The starting point of this trip, Salzburg***, was the birth place
of Mozart, and where he lived his early life. The Mozart birthplace
house was mainly destroyed by an errant bomb at the end of the Second
World War, but has been restored. The old city is on UNESCO's registry
of architectural treasures. There are many sights, worth at least
a day of touring on foot. In August the Mozart Festival has many
musical events every day, and it becomes difficult to obtain a hotel
reservation.
One ending point of this bike tour, Munich*** Germany, has many
museums, including especially the Alte Pinakothek*** (Old Art Gallery),
and the Frauenkirche** (the Church of Our Lady). There are some
charming, artistic neighborhoods, such as Schwabing, and some seedy
neighborhoods as well, such as the one just south of the main railway
station.
Below: The Inn river and Innsbruck***.
A
second suggested ending point, Innsbruck***, Austria, is a very
charming small city of great authenticity, nestled in a mountain
valley. If you are ambitious, and have the time before you, you
can continue your tour by bicycling over the Brennerpass, 33 kilometers
away, into northern Italynear or into the Dolomite*** mountains,
or on to Lake Guarda*** and Verona***.
If you make the entire cycle tour across southern Bavaria, you
will end at Lindau** on the Bodensee*** (lake). Lindau is a tiny
town of character on an island connected to the mainland by a bridge..
From here you can continue biking along the Bodensee
circuit, described on this site, and from there to the Rhine
and Alsace, France. If you ride that far, you will have crossed
all of Southern Germany.
Other Attractions worth of mention on this tour include Berchtesgaden**,
a very charming mountain town worth a several days stay, as you
visit the nearby attractions. One is the Königssee** lake,
Bavaria's wildest and most romantic (but don't expect American style
wilderness at all), where you will want to take a boat trip to the
Chapel of St. Bartholomä, hike in the forest, and perhaps even
take the ski lift to a viewpoint high over the lake. While staying
in Berchtesgaden**, you may wish to bike up to Obersalzberg, where
Hitler had a private domain, and continue to the nearby Kehlstein**,
with the famous "Eagle's Nest". You can climb further
on the Rossfeldringstrasse**, a toll road to sensational viewpoints.
The Chiemsee (see means lake) has some charming resort towns
along its eastern, northern and western shores, such as Prien, Chieming,
and Seebrück.
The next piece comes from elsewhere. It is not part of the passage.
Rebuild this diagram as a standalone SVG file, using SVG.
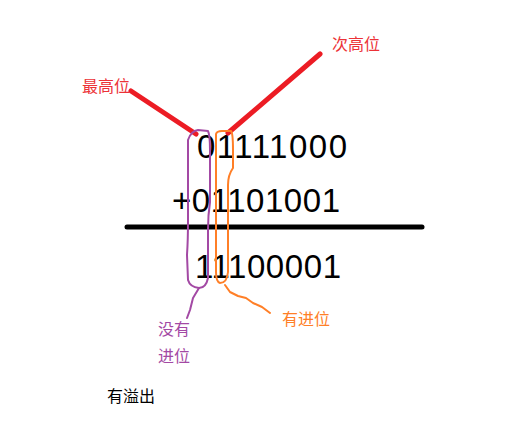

The most frequent and least costly boat services
to the Herren and Frauen islands mentioned above are from Prien
and from Gstadt.
The towns of Bad Reichenhall and Bad Tölz are both charming,
with painted houses on wide streets.
And finally, you may care to visit the two alpine resorts of Garmisch-Partenkirchen
and Mittenwald. From Garmisch, the famous and expensive cog-rail
carries you up to the Zugspitze***, at over 9,700 feet, Germany's
highest point. Other tours by foot, lift, or mountain bike visit
make pleasing day outings. Mittenwald*, has fewer lifts and activities,
but is more authentic, with old painted houses.
How to
Bike it: Organize the trip yourself. The author is not personally
aware of any English language commercial trips in the region.